Ricky Serrano, manager of dining services at Starbucks in the Henry Madden Library, says they recently had one of the busiest days he has seen in his five years of working. He said faculty and staff were waiting at the doors before they were even open yesterday.

Serrano said the combination of the colder weather and finals week coming up makes the usual high traffic even worse.

“Our busiest time of the day, normally, is about nine o’clock in the morning and usually carries on through lunch time until about two o’clock in the afternoon,” Serrano said. “Today, we’ve been consistently busy since before we technically opened at 7:45 a.m.

“We opened up earlier because of the crowd that we had this morning, and we’ve had a line out the door ever since.”

Serrano said they do have usual customers that come in throughout the day but believes their caffeine consumption isn’t something to be concerned about.

“We do have quite a bit of customers that come in quite a bit, maybe two to three times a day, five days a week,” Serrano explains. “They have coffee, tea, caffeinated tea, sometimes we’re even their breakfast, lunch and dinner.

“When it comes to caffeine, I think anything that can be done in moderation could be considered healthy.

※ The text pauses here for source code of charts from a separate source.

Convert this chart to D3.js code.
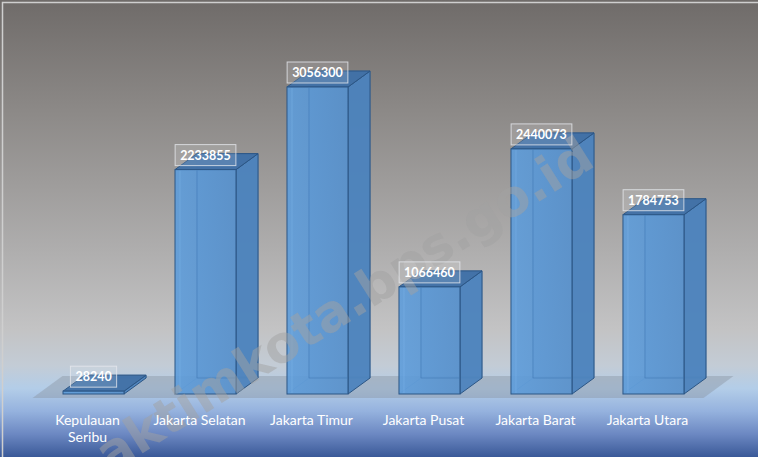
<!DOCTYPE html>
<html>
<head>
<meta charset="utf-8">
<script src="https://cdn.jsdelivr.net/npm/d3@7"></script>
<style>
  html, body { margin: 0; padding: 0; background: #fff; }
  svg { display: block; }
</style>
</head>
<body>
<div class="svg-container"></div>
<script>
// data
var categories = ["Kepulauan Seribu", "Jakarta Selatan", "Jakarta Timur",
                  "Jakarta Pusat", "Jakarta Barat", "Jakarta Utara"];
var values = [28240, 2233855, 3056300, 1066460, 2440073, 1784753];
var watermark = "aktimkota.bps.go.id";

var fullWidth = 758, fullHeight = 457;
var depthX = 22, depthY = 16;   // 3d offset of the bar back face

var svg = d3.select(".svg-container")
    .append("svg")
    .attr("width", fullWidth)
    .attr("height", fullHeight);

var defs = svg.append("defs");

// background gradient: grey on top, blue at the bottom
var bg = defs.append("linearGradient")
    .attr("id", "bg")
    .attr("x1", 0).attr("y1", 0).attr("x2", 0).attr("y2", 1);
[[0, "#6f6b69"], [0.25, "#8d8a88"], [0.55, "#afaeae"], [0.72, "#c3c3c4"],
 [0.8, "#c3ccd6"], [0.85, "#b3cde8"], [0.9, "#95b2de"], [0.95, "#6c88c2"],
 [1, "#3a5998"]].forEach(function(s) {
    bg.append("stop").attr("offset", s[0]).attr("stop-color", s[1]);
});

var front = defs.append("linearGradient")
    .attr("id", "front")
    .attr("x1", 0).attr("y1", 0).attr("x2", 1).attr("y2", 0);
front.append("stop").attr("offset", 0).attr("stop-color", "#5e9ddb");
front.append("stop").attr("offset", 1).attr("stop-color", "#5891cc");

svg.append("rect")
    .attr("x", 0).attr("y", 0)
    .attr("width", fullWidth).attr("height", fullHeight)
    .attr("fill", "url(#bg)");

svg.append("rect")
    .attr("x", 2.5).attr("y", 2.5)
    .attr("width", fullWidth + 10).attr("height", fullHeight + 10)
    .attr("fill", "none")
    .attr("stroke", "#cfcfcf")
    .attr("stroke-width", 1.5);

// scales
var x = d3.scaleBand()
    .domain(categories)
    .range([37.5, 709.5])
    .paddingInner(0.455)
    .paddingOuter(0.2277);

var y = d3.scaleLinear()
    .domain([0, 3056300])
    .range([394, 87]);

var base = y(0);

var barData = categories.map(function(c, i) { return {name: c, value: values[i]}; });

// floor
var floorFront = base + 4, floorBack = floorFront - 22;
svg.append("path")
    .attr("d", d3.line()([[x.range()[0] - 5, floorFront], [x.range()[1] - 6, floorFront],
                          [x.range()[1] + 24, floorBack], [x.range()[0] + 25, floorBack]]) + "Z")
    .attr("fill", "#8c96a4")
    .attr("fill-opacity", 0.45);

// bars
var bars = svg.append("g").selectAll("g.bar")
    .data(barData)
    .enter()
    .append("g")
    .attr("class", "bar");

function face(pts) { return d3.line()(pts) + "Z"; }

bars.each(function(d) {
    var g = d3.select(this);
    var x0 = x(d.name), x1 = x0 + x.bandwidth();
    var yt = y(d.value);
    // back face edges (seen through the glass)
    g.append("path")
        .attr("d", face([[x0 + depthX, yt - depthY], [x1 + depthX, yt - depthY],
                         [x1 + depthX, base - depthY], [x0 + depthX, base - depthY]]))
        .attr("fill", "#4f86c2").attr("fill-opacity", 0.35)
        .attr("stroke", "#3f74ad").attr("stroke-opacity", 0.5);
    g.append("line")
        .attr("x1", x0).attr("y1", base)
        .attr("x2", x0 + depthX).attr("y2", base - depthY)
        .attr("stroke", "#3f74ad").attr("stroke-opacity", 0.5);
    // side
    g.append("path")
        .attr("d", face([[x1, yt], [x1 + depthX, yt - depthY],
                         [x1 + depthX, base - depthY], [x1, base]]))
        .attr("fill", "#4b82bd").attr("fill-opacity", 0.92)
        .attr("stroke", "#2c5685").attr("stroke-width", 1);
    // top
    g.append("path")
        .attr("d", face([[x0, yt], [x0 + depthX, yt - depthY],
                         [x1 + depthX, yt - depthY], [x1, yt]]))
        .attr("fill", "#3f70a6").attr("fill-opacity", 0.95)
        .attr("stroke", "#2c5685").attr("stroke-width", 1);
    // front
    g.append("rect")
        .attr("x", x0).attr("y", yt)
        .attr("width", x.bandwidth()).attr("height", base - yt)
        .attr("fill", "url(#front)").attr("fill-opacity", 0.9)
        .attr("stroke", "#2c5685").attr("stroke-width", 1);
    // inner highlight lines
    if (base - yt > 20) {
        g.append("line")
            .attr("x1", x0 + 5).attr("x2", x0 + 5)
            .attr("y1", yt + 1).attr("y2", base - 1)
            .attr("stroke", "#7fb5ea").attr("stroke-opacity", 0.45);
        g.append("line")
            .attr("x1", x0 + depthX).attr("x2", x0 + depthX)
            .attr("y1", yt + 1).attr("y2", base - depthY)
            .attr("stroke", "#3f74ad").attr("stroke-opacity", 0.45);
        g.append("line")
            .attr("x1", x0 + depthX).attr("x2", x1)
            .attr("y1", base - depthY).attr("y2", base - depthY)
            .attr("stroke", "#3f74ad").attr("stroke-opacity", 0.45);
    }
});

// watermark over the bars
svg.append("text")
    .attr("transform", "translate(110,474) rotate(-32.4)")
    .attr("font-family", "'DejaVu Sans', sans-serif")
    .attr("font-weight", "bold")
    .attr("font-size", "51px")
    .attr("fill", "#a2a2a2")
    .attr("fill-opacity", 0.5)
    .text(watermark);

// value labels in boxes
var labels = svg.append("g").selectAll("g.val")
    .data(barData)
    .enter()
    .append("g")
    .attr("class", "val");

labels.each(function(d) {
    var g = d3.select(this);
    var cx = x(d.name) + x.bandwidth() / 2;
    var yb = y(d.value) - 4;
    var t = g.append("text")
        .attr("x", cx).attr("y", yb - 6)
        .attr("text-anchor", "middle")
        .attr("font-family", "Lato, 'Open Sans', sans-serif")
        .attr("font-weight", "bold")
        .attr("font-size", "12.5px")
        .attr("fill", "#fff")
        .text(d.value);
    var w = t.node().getComputedTextLength() + 10;
    g.insert("rect", "text")
        .attr("x", cx - w / 2).attr("y", yb - 21)
        .attr("width", w).attr("height", 21)
        .attr("fill", "#ffffff").attr("fill-opacity", 0.12)
        .attr("stroke", "#e6e9ee").attr("stroke-opacity", 0.8);
});

// category labels
svg.selectAll("text.cat")
    .data(categories)
    .enter()
    .append("text")
    .attr("class", "cat")
    .attr("x", function(d) { return x(d) + x.bandwidth() / 2 - 6; })
    .attr("y", 425)
    .attr("text-anchor", "middle")
    .attr("font-family", "Lato, 'Open Sans', sans-serif")
    .attr("font-size", "14px")
    .attr("fill", "#ffffff")
    .each(function(d) {
        var words = d === "Kepulauan Seribu" ? ["Kepulauan", "Seribu"] : [d];
        var el = d3.select(this);
        words.forEach(function(w, i) {
            el.append("tspan")
                .attr("x", el.attr("x"))
                .attr("dy", i === 0 ? 0 : 17)
                .text(w);
        });
    });
</script>
</body>
</html>
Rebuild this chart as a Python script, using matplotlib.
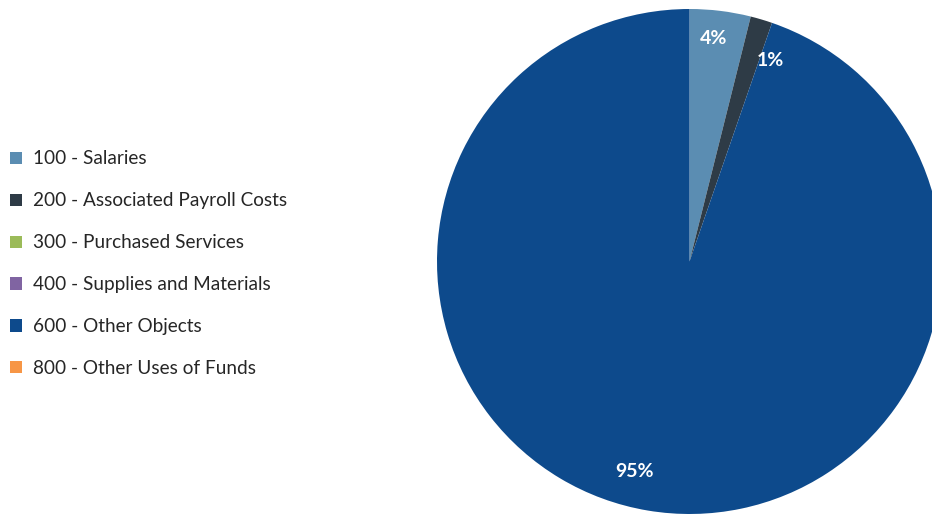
import numpy as np
import matplotlib.pyplot as plt
from matplotlib.patches import Patch

# spending by object code (percent of total)
categories = ['100 - Salaries', '200 - Associated Payroll Costs', '300 - Purchased Services',
              '400 - Supplies and Materials', '600 - Other Objects', '800 - Other Uses of Funds']
shares = [3.9, 1.4, 0.0, 0.0, 94.7, 0.0]
colors = ['#5B8DB2', '#2E3B46', '#9BBB59', '#8064A2', '#0D4A8C', '#F79646']

plt.rcParams['font.family'] = ['Lato', 'DejaVu Sans']

fig = plt.figure(figsize=(9.32, 5.14), dpi=100)
# pie sits to the right and runs off the right/bottom edges
ax = fig.add_axes([437 / 932, 0 / 514, 505 / 932, 505 / 514])

wedges, _ = ax.pie(shares, colors=colors, startangle=90, counterclock=False,
                   radius=1.0, wedgeprops=dict(linewidth=0))
ax.set_xlim(-1, 1)
ax.set_ylim(-1, 1)
ax.set_aspect('equal')
ax.axis('off')

# percentage labels, skipping empty slices; small slice label pushed clockwise
nudge = {0: 1.0, 1: -5.4, 4: -5.0}
dist = {0: 0.89, 1: 0.86, 4: 0.86}
for i, w in enumerate(wedges):
    if shares[i] <= 0:
        continue
    ang = (w.theta1 + w.theta2) / 2 + nudge.get(i, 0.0)
    r = dist.get(i, 0.87)
    x = r * np.cos(np.radians(ang))
    y = r * np.sin(np.radians(ang))
    ax.text(x, y, f'{shares[i]:.0f}%', ha='center', va='center',
            color='white', fontsize=14, fontweight='bold')

handles = [Patch(facecolor=c, edgecolor='none') for c in colors]
fig.legend(handles, categories, loc='upper left', bbox_to_anchor=(0.0, 1 - 140 / 514),
           frameon=False, fontsize=13.7, handlelength=0.6, handleheight=0.6,
           handletextpad=0.58, labelspacing=1.31, borderaxespad=0, borderpad=0.55,
           labelcolor='#262626')

fig.savefig('out.png', dpi=100)
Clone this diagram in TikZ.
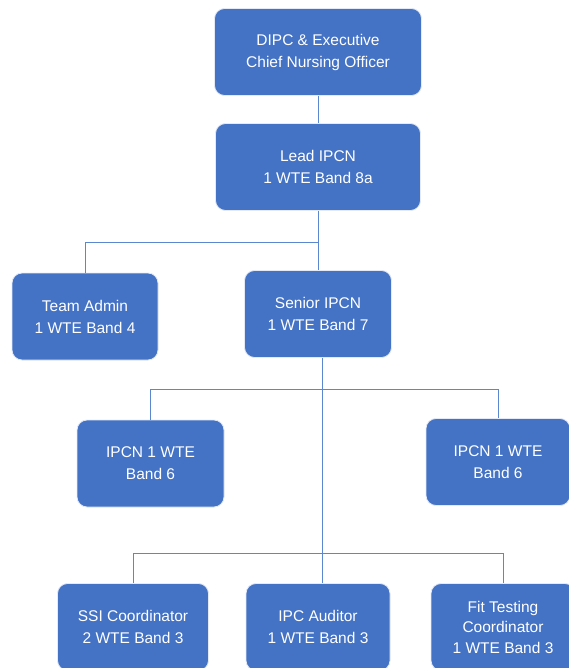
\documentclass[tikz,border=0pt]{standalone}
\usepackage{fontspec}
\setmainfont{Liberation Sans}
\usepackage{tikz}
\definecolor{boxblue}{HTML}{4472C4}
\definecolor{lineblue}{HTML}{5B86D0}
\tikzstyle{post} = [rectangle, rounded corners=10pt, fill=boxblue, draw=white!85!boxblue, line width=0.8pt, text=white, align=center, inner sep=0pt, minimum height=87pt, font=\fontsize{15.5}{22}\selectfont]
\tikzstyle{link} = [draw=lineblue, line width=0.8pt]

\begin{document}
\begin{tikzpicture}[x=1pt, y=-1pt]
	\useasboundingbox (0,0) rectangle (569,668);
	\clip (0,0) rectangle (569,668);
	\node[post, minimum width=207pt] (dipc) at (318,52) {DIPC \& Executive\\Chief Nursing Officer};
	\node[post, minimum width=205pt] (lead) at (318,167) {Lead IPCN\\1 WTE Band 8a};
	\node[post, minimum width=146pt] (admin) at (85,316.5) {Team Admin\\1 WTE Band 4};
	\node[post, minimum width=147pt] (senior) at (318,314) {Senior IPCN\\1 WTE Band 7};
	\node[post, minimum width=147pt] (ipcnl) at (150.5,463.5) {IPCN 1 WTE\\Band 6};
	\node[post, minimum width=144pt] (ipcnr) at (498,462) {IPCN 1 WTE\\Band 6};
	\node[post, minimum width=151pt] (ssi) at (133,627) {SSI Coordinator\\2 WTE Band 3};
	\node[post, minimum width=144pt] (audit) at (318,627) {IPC Auditor\\1 WTE Band 3};
	\node[post, minimum width=144pt, font=\fontsize{15.5}{20.5}\selectfont] (fit) at (503,627) {Fit Testing\\Coordinator\\1 WTE Band 3};
	% top of the tree
	\draw[link] (dipc.south) -- (lead.north);
	\draw[link] (lead.south) -- ++(0,31) coordinate (split1);
	\draw[link] (split1) -| (admin.north);
	\draw[link] (split1) -- (senior.north);
	% under senior IPCN
	\draw[link] ([xshift=4.5pt]senior.south) -- ++(0,31) coordinate (split2);
	\draw[link] (split2) -| (ipcnl.north);
	\draw[link] (split2) -| (ipcnr.north);
	\draw[link] (split2) -- ++(0,164) coordinate (split3);
	\draw[link] (split3) -| (ssi.north);
	\draw[link] (split3) -| (fit.north);
	\draw[link] (split3) -- ([xshift=4.5pt]audit.north);
\end{tikzpicture}
\end{document}
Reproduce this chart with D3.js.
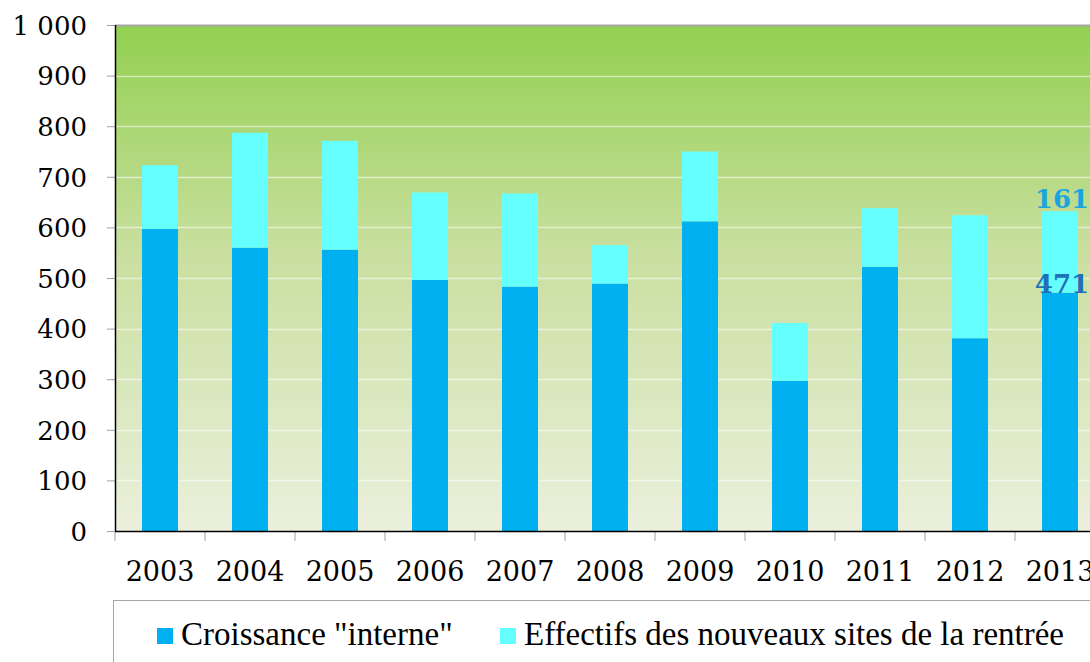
<!DOCTYPE html>
<html>
<head>
<meta charset="utf-8">
<script src="https://cdn.jsdelivr.net/npm/d3@7"></script>
<style>
body { margin: 0; background: #fff; }
svg { display: block; }
</style>
</head>
<body>
<div class="chart"></div>
<script>
var svg_width = 1090;
var svg_height = 662;

// Data
var years = ["2003", "2004", "2005", "2006", "2007", "2008", "2009", "2010", "2011", "2012", "2013"];
var interne = [597, 560, 556, 496, 483, 489, 612, 297, 522, 381, 471];
var nouveaux = [126, 227, 215, 173, 184, 76, 138, 114, 116, 243, 161];
var yTicks = [0, 100, 200, 300, 400, 500, 600, 700, 800, 900, 1000];
var seriesNames = ["Croissance \"interne\"", "Effectifs des nouveaux sites de la rentrée"];
var colors = ["#00b0f0", "#66ffff"];

var margin = { top: 25, left: 115, bottom: 131 };
var plotRight = 1105;
var plotBottom = svg_height - margin.bottom;

var svg = d3.select(".chart")
  .append("svg")
  .attr("width", svg_width)
  .attr("height", svg_height);

// Background gradient
var defs = svg.append("defs");
var grad = defs.append("linearGradient")
  .attr("id", "bg").attr("x1", 0).attr("y1", 0).attr("x2", 0).attr("y2", 1);
grad.append("stop").attr("offset", "0%").attr("stop-color", "#92d050");
grad.append("stop").attr("offset", "45%").attr("stop-color", "#c9df9f");
grad.append("stop").attr("offset", "100%").attr("stop-color", "#ebf0dc");

var xScale = d3.scaleBand()
  .domain(years)
  .range([margin.left, plotRight])
  .paddingInner(0.6)
  .paddingOuter(0.3);

var yScale = d3.scaleLinear()
  .domain([0, 1000])
  .range([plotBottom, margin.top]);

svg.append("rect")
  .attr("x", margin.left)
  .attr("y", margin.top)
  .attr("width", plotRight - margin.left)
  .attr("height", plotBottom - margin.top)
  .attr("fill", "url(#bg)");

// Gridlines
svg.append("g")
  .selectAll("line")
  .data(yTicks.slice(1, -1))
  .enter()
  .append("line")
  .attr("x1", margin.left)
  .attr("x2", plotRight)
  .attr("y1", d => Math.round(yScale(d)) + 0.5)
  .attr("y2", d => Math.round(yScale(d)) + 0.5)
  .attr("stroke", "#ffffff")
  .attr("stroke-opacity", 0.55)
  .attr("stroke-width", 1.5);

// top border
svg.append("line")
  .attr("x1", margin.left).attr("x2", plotRight)
  .attr("y1", margin.top + 0.5).attr("y2", margin.top + 0.5)
  .attr("stroke", "#a6a6a6").attr("stroke-width", 2);

// Stacked bars
var stackData = years.map(function(y, i) {
  return { year: y, interne: interne[i], nouveaux: nouveaux[i] };
});
var stack = d3.stack().keys(["interne", "nouveaux"])(stackData);

svg.append("g")
  .selectAll("g")
  .data(stack)
  .enter()
  .append("g")
  .attr("fill", (d, i) => colors[i])
  .selectAll("rect")
  .data(d => d)
  .enter()
  .append("rect")
  .attr("x", d => xScale(d.data.year))
  .attr("width", xScale.bandwidth())
  .attr("y", d => yScale(d[1]))
  .attr("height", d => yScale(d[0]) - yScale(d[1]));

// Axes
var left_axis = d3.axisLeft(yScale)
  .tickValues(yTicks)
  .tickSize(8)
  .tickPadding(20)
  .tickFormat(d => d3.format(",")(d).replace(",", " "));

var yAxis = svg.append("g")
  .attr("transform", `translate(${margin.left}, 0)`)
  .call(left_axis);
yAxis.select(".domain").remove();
yAxis.selectAll(".tick line").attr("stroke", "#a0a0a0");
yAxis.selectAll("text")
  .attr("font-family", "DejaVu Serif")
  .attr("font-size", "26px")
  .attr("dy", "0.36em")
  .attr("fill", "#000");

svg.append("line")
  .attr("x1", margin.left + 0.5).attr("x2", margin.left + 0.5)
  .attr("y1", margin.top).attr("y2", plotBottom)
  .attr("stroke", "#000").attr("stroke-width", 1.5);

// X axis ticks at band boundaries
var step = xScale.step();
svg.append("g")
  .selectAll("line")
  .data(years)
  .enter()
  .append("line")
  .attr("x1", d => xScale(d) - step * 0.3)
  .attr("x2", d => xScale(d) - step * 0.3)
  .attr("y1", plotBottom)
  .attr("y2", plotBottom + 10)
  .attr("stroke", "#a0a0a0");

svg.append("line")
  .attr("x1", margin.left).attr("x2", plotRight)
  .attr("y1", plotBottom + 0.5).attr("y2", plotBottom + 0.5)
  .attr("stroke", "#000").attr("stroke-width", 1.5);

svg.append("g")
  .selectAll("text")
  .data(years)
  .enter()
  .append("text")
  .attr("x", d => xScale(d) + xScale.bandwidth() / 2)
  .attr("y", plotBottom + 50)
  .attr("text-anchor", "middle")
  .attr("font-family", "DejaVu Serif")
  .attr("font-size", "27px")
  .attr("fill", "#000")
  .text(d => d);

// Labels on last bar
var last = years.length - 1;
var lx = xScale(years[last]) + xScale.bandwidth() / 2 + 2;
svg.append("text")
  .attr("x", lx)
  .attr("y", yScale(interne[last] + nouveaux[last]) - 3)
  .attr("text-anchor", "middle")
  .attr("font-family", "DejaVu Serif")
  .attr("font-weight", "bold")
  .attr("font-size", "26px")
  .attr("fill", "#1ba5df")
  .text(nouveaux[last]);
svg.append("text")
  .attr("x", lx)
  .attr("y", yScale(interne[last]))
  .attr("text-anchor", "middle")
  .attr("font-family", "DejaVu Serif")
  .attr("font-weight", "bold")
  .attr("font-size", "26px")
  .attr("fill", "#1f70b8")
  .text(interne[last]);

// Legend
svg.append("rect")
  .attr("x", 113.5).attr("y", 600.5)
  .attr("width", 1000).attr("height", 100)
  .attr("fill", "#fff")
  .attr("stroke", "#a6a6a6");

var legendX = [157, 500];
var legend = svg.append("g")
  .selectAll("g")
  .data(seriesNames)
  .enter()
  .append("g")
  .attr("transform", (d, i) => `translate(${legendX[i]}, 628)`);
legend.append("rect")
  .attr("width", 16).attr("height", 16)
  .attr("fill", (d, i) => colors[i]);
legend.append("text")
  .attr("x", 24)
  .attr("y", 17)
  .attr("font-family", "Liberation Serif")
  .attr("font-size", "33px")
  .attr("fill", "#000")
  .text(d => d);
</script>
</body>
</html>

“If we notice that they are coming in every hour and getting a venti coffee, then yeah, we might mention something, but we haven’t seen someone yet who is suffering from being overly caffeinated or going through withdrawals or anything like that.”

Sociology students Tetyana Sokolovska and Sara Andrews said they try to limit themselves when it comes to their caffeine consumption.

“I love coffee but I also like to limit myself, because I felt that at one point it was negatively influencing my health so I try to limit myself to one or two cups a day,” Sokolovska said. “Recently I would drink maybe five to six cups of coffee a day, at home, at school, then back at home again and at work so I decided to cut down.”

“I typically drink coffee and I try to limit myself to one a day. I know it’s really unhealthy for you, so I try and substitute it with water,” explained Andrews.

Sandy Martinez said she drinks caffeine for another reason.

“I drink caffeine because I’m addicted to it,” Martinez said. “I am currently in the process of gradually taking myself off of it.”

“I went from two liters [of soda] a day to limiting myself to just one large McDonald’s cup.

“I won’t drink the whole thing; I think it’s more of a crutch. If I don’t get enough caffeine I’ll wake up and have headaches, nausea and be grumpy.”

Student Laura Fees believes that there’s nothing wrong with drinking your caffeine and doesn’t limit herself in any way.

“I don’t limit myself at all; I don’t see anything wrong with caffeine consumption,” Fees said. “It keeps me awake while I’m driving and helps me study.

“I feel college students use caffeine to supplement themselves; if I don’t sleep then I compensate my lack of sleep with an equal amount of caffeine.”